25 Soms houdt men een weg voor de rechte, Die tenslotte uitloopt op de dood.
Hay camino que es derecho al parecer del hombre, mas su salida son caminos de muerte.
26 De honger zet den arbeider aan tot werken; Zijn mond dwingt hem ertoe.
El alma del que trabaja, trabaja para sí; porque su boca le constriñe.
27 Een man, die niet deugt, is een oven van boosheid; Op zijn lippen brandt als het ware een vuur.
El hombre perverso cava en busca del mal; y en sus labios hay como llama de fuego.

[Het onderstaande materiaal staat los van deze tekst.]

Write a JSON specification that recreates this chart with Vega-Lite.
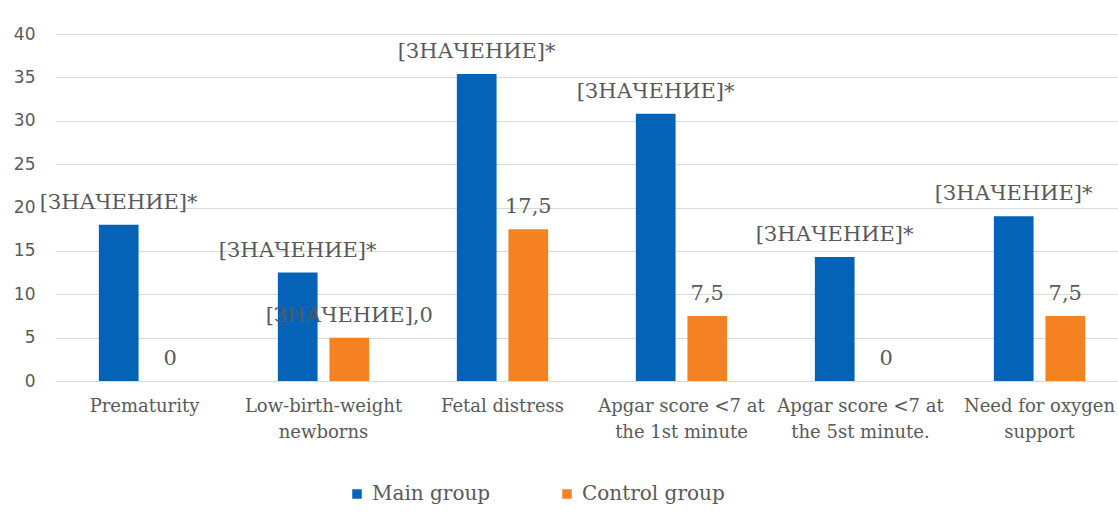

28 Een wispelturig mens stuurt op ruzie aan, Een lastertong brengt onenigheid tussen vrienden.
El hombre perverso levanta contienda; y el chismoso aparta los príncipes.
29 Een booswicht tracht zijn naaste te verleiden, En hem te brengen op een weg, die niet deugt.
El hombre malo lisonjea a su prójimo, y le hace andar por el camino no bueno;
30 Wie zijn ogen toeknijpt, is iets vals van plan; Wie zijn lippen opeenperst, heeft het kwaad al gedaan.
cierra sus ojos para pensar perversidades; mueve sus labios, efectúa el mal.
31 Het grijze haar is een heerlijke kroon, Die op het pad der deugd wordt verkregen.
Corona de honra es la vejez, si se hallará en el camino de justicia.
32 Een lankmoedig man is meer waard dan een krachtmens; Wie zichzelf beheerst, staat hoger, dan wie een stad bedwingt.
Mejor es el que tarde se aíra que el fuerte; y el que se enseñorea de su espíritu, que el que toma una ciudad.
33 Wel wordt het lot in de schoot geworpen Maar wat het uitwijst, komt van Jahweh.
La suerte se echa en el regazo; mas del SEÑOR es el juicio de ella.